US calls on Internet freedom for spying

By Philip J.cunningham (China Daily) Updated: 2014-03-26 08:03

The latest revelation from Edward Snowden's vast collection of documents pointing to NSA malfeasance shows how the NSA, contrary to all protestations of innocence, hacks into the secure servers of foreign companies and electronically stalks its personnel; in this case, Huawei of China.

What makes this unbecoming act all the more insidious is that the US government singled out Huawei as a untrustworthy company on the unproven assumption that it was hacking other people's information, allegedly using backdoor electronic access of precisely the kind that the NSA was using against Huawei.

Looking back, one can only wonder, was the left hand of US government unaware of what the right hand was doing, or was it a diversionary tactic in which the thief accused the victim of stealing to blur the lines of right and wrong?

Edward Snowden was a run-of-the-mill NSA employee, the kind of person who signed up for the US military and US intelligence because he felt it was a higher calling until he saw too much, heard too much and had a Saul-Paul conversion.

At great risk to himself, he confronted his demons and become more human, and more humane in the process. He's no longer a cog in NSA's huge information-machine, he's no longer a professional peeping Tom or an electronic intruder.

But what about his tens of thousands of colleagues, contractors and "made men" alike who still work in slavish obedience to their NSA masters? Do they too have their doubts? Will they too step forward to blow the whistle and say enough is enough?

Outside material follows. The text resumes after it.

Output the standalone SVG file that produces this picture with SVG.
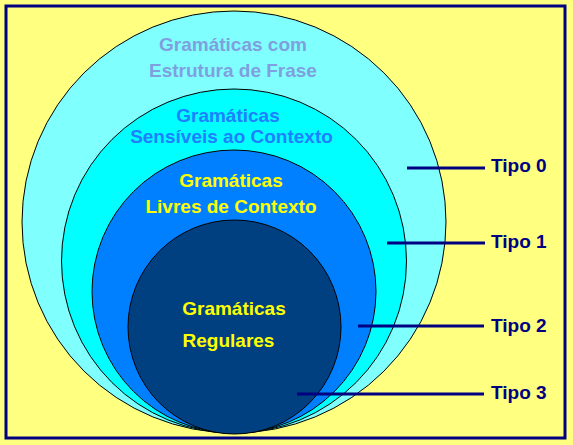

That day may come, but not anytime soon. Consider the latest sprawling epic by consummate filmmaker Martin Scorese. The Wolf of Wall Street is about the intoxication of wealth and power, fueled by unfettered greed of the kind that eventually brought the US economic system to the brink. It is an amoral world, incapable of self-correction because the distinction between right and wrong is blurred beyond recognition.

The stealers and keepers of secrets at the NSA do not get paid nearly as well as their Wall Street counterparts, but they live in a closed, hothouse world of intoxicating powers that makes it hard for them to see just how amoral they have become. Wolves of Wall Street move over, the Wolves of Washington are on the prowl.

Ever since the Clinton presidency, US Internet diplomacy has provided cover for NSA surveillance. More people on the Internet means more people on the grid, which in turn facilitates electronic snooping and spying, a field in which the US is undisputed world leader.

Edward Snowden has delivered a shot across the bow to a titanic, listing ship of state that bores full speed ahead in perilous waters.

The author is a visiting research fellow, Cornell University, New York.